Fará sentido manter os círculos eleitorais da emigração?

Mais de um milhão de eleitores para apenas quatro deputados dificilmente alterará a atenção dada à diáspora na AR.

Como noticiado neste jornal no passado dia 15 de dezembro, o Governo português apresentou à Assembleia da República uma proposta legislativa de alteração do regime de recenseamento eleitoral no estrangeiro, tornando-o automático para todos os cidadãos nacionais titulares de cartão de cidadão com morada no exterior. Deste modo, de acordo com o secretário de Estado das Comunidades Portuguesas (SECP), o número de recenseados fora de Portugal quadruplicaria, passando dos atuais 300 mil para um milhão e 375 mil.

Caso sejam aprovadas, estas alterações à lei do recenseamento terão um enorme impacto. De realçar que, contrariamente ao que acontece com a alteração da morada dentro do território nacional, caso um cidadão português mude a residência para fora do país, não só o recenseamento junto do consulado mais próximo não é automático, como o recenseamento em território nacional é cancelado, fazendo com que esse cidadão ou cidadã perca efetivamente a sua capacidade eleitoral — ativa (direito de voto) e passiva (direito de se apresentar a eleições). Por esta razão, são muitos os milhares de portugueses no estrangeiro que vêm a sua participação cívica e política dificultada pelas regras impostas pelo seu país de origem. As mudanças propostas pelo SECP, facilitando essa participação, são portanto de louvar.

Olhando para os números há, no entanto, outras questões que se colocam. Com mais de um milhão de recenseados, a emigração (Europa e Fora da Europa) corresponderia ao terceiro maior círculo eleitoral, apenas ultrapassado pelos círculos do Porto (com cerca de um milhão e 500 mil eleitores) e Lisboa (cerca de um milhão e 900 mil). No entanto, se estes círculos no território nacional estão atualmente representados por 39 (Porto) e 47 (Lisboa) deputados, os círculos da emigração estão representados por apenas quatro deputados.

E, uma vez mais, o estatuto dos círculos da diáspora é particular: de acordo com o artigo 13.º da Lei Eleitoral da Assembleia da República, o número de deputados atribuído a cada círculo é calculado antes de cada eleição, dependendo do número de recenseados nestes círculos; no entanto, os dois círculos da emigração estão excluídos. Significa isto que, apesar do quadruplicar do número de recenseados no estrangeiro, a sua representação na Assembleia da República se manterá nos quatro deputados.

Se se confirmarem estas alterações, devemos questionar-nos se fará sentido manter os dois círculos da diáspora. Não será uma melhor medida permitir que os portugueses residentes no estrangeiro votem diretamente nos círculos do território nacional, aumentando a sua representação e, desse modo, motivando-os para participar no processo eleitoral?
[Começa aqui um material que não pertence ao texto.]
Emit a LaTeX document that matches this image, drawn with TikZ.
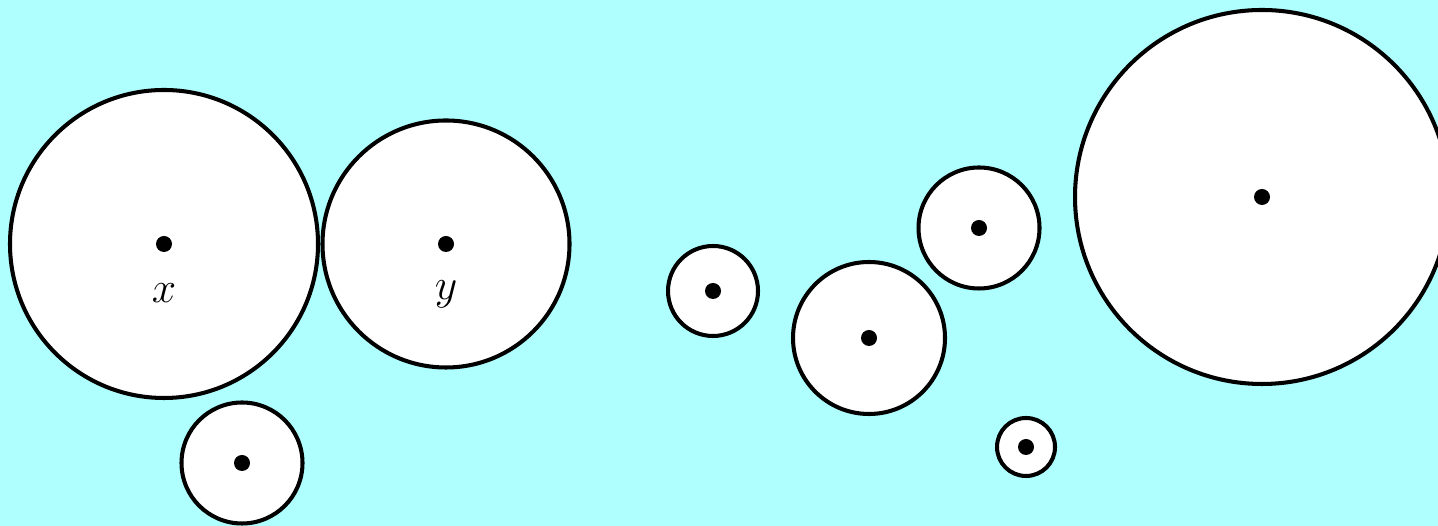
\documentclass[tikz,border=0pt]{standalone}
\usepackage{amsmath}
\usepackage{tikz}
\usepackage{xcolor}
\usetikzlibrary{positioning}
\definecolor{bgcyan}{HTML}{B0FFFF}

\begin{document}
\begin{tikzpicture}[
  % white discs, thick black rim
  disc/.style={circle, draw=black, fill=white, line width=2.3pt, inner sep=0pt, minimum size=#1},
  centredot/.style={circle, fill=black, inner sep=0pt, minimum size=0.32cm},
  lbl/.style={font=\fontsize{26}{30}\selectfont, inner sep=0pt, anchor=base},
]
\fill[bgcyan] (0,0) rectangle (28.76,10.52);
\useasboundingbox (0,0) rectangle (28.76,10.52);

% name / centre / radius
\foreach \nm/\cx/\cy/\r in {c1/3.28/5.64/3.08, c2/8.92/5.64/2.47, c3/4.84/1.26/1.21,
                             c4/14.26/4.70/0.90, c5/17.38/3.76/1.52, c6/19.58/5.96/1.21,
                             c7/20.52/1.58/0.58, c8/25.24/6.58/3.74} {
  \node[disc=2*\r cm] (\nm) at (\cx,\cy) {};
  \node[centredot] (\nm dot) at (\nm.center) {};
}

\path (c1.center) ++(0,-1.18) node[lbl] (lx) {$x$};
\path (c2.center) ++(0,-1.12) node[lbl] (ly) {$y$};
\end{tikzpicture}
\end{document}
Provavelmente, sim. Os próprios partidos políticos prestariam mais atenção à diáspora caso este cenário se verificasse: mais de um milhão de eleitores para apenas quatro deputados dificilmente alterará a atenção dada às temáticas da diáspora na AR; mas esse número de eleitores a votar para eleger um número bastante maior de deputados fará, certamente, com que mais atenção seja prestada aos portugueses emigrados.

Esta pode, aliás, ser uma boa razão para se proceder a uma reorganização dos círculos eleitorais portugueses. Ultrapassando a figura anacrónica dos distritos, esta reorganização deverá garantir uma maior representatividade dos cidadãos, o que pode passar pela redução do número total de círculos eleitorais e, sobretudo, pela criação de um novo círculo nacional de compensação, onde sejam contados todos os votos que, nos outros círculos, não serviram para eleger deputados.